In and of itself, Wink & Nod is a defacto speakeasy, a subterranean South End “scratch bar” (i.e. cordials and infusions made from scratch) that remains a bit of a hidden gem. But the cocktail bar also plays host to a “culinary incubator program,” through which six-month capsule restaurants serving all manner of global cuisine from the city’s emerging chefs. Enjoy a meal from the tenant of the moment and you’ll likely know the name of the next big thing before most avowed foodies.
There are lots of observation decks in the city—Prudential, the Hancock—and they all cost a fair bit of money. All except one.
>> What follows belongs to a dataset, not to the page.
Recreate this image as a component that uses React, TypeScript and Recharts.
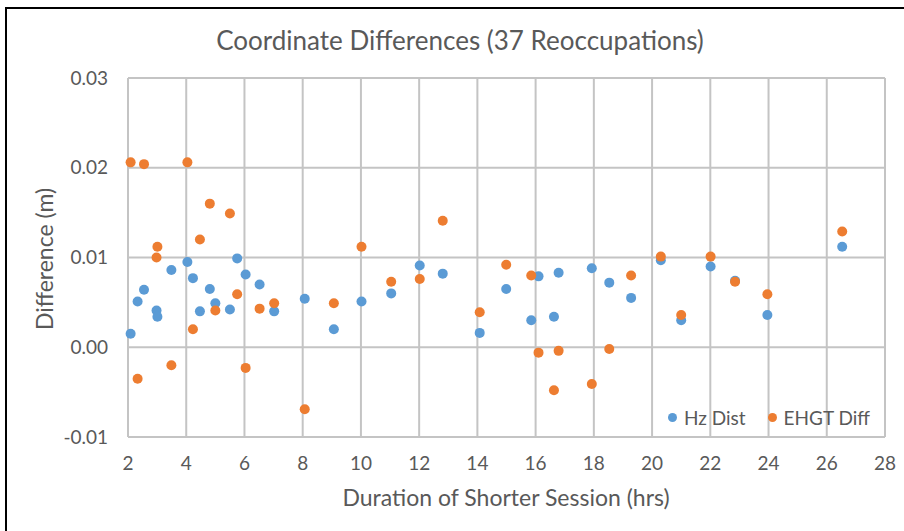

Right on the Harbor Walkway is the Observation Deck at Independence Wharf, a semi-hidden, 14th-floor deck that grants you terrific views of the harbor and the surrounding buildings. Bring your binoculars and your ID (you can’t go up without it), and get ready to check out the Harbor Islands and watch planes land at Logan Airport.
For those who favor five-star hotel spas: gird your loins. Dillons Russian Steambath, a 120-something-year-old Chelsea treasure, lets you dip a toe in the grand Russian tradition of schvitzing. For $23, you’ll sweat out the toxins in the wet sauna and steam bath; an extra 13 bucks earn you the privilege of a thorough branch beating—aka the platza massage. Oh, and ladies? You’re only allowed to come on Mondays from 4-9pm, September through May.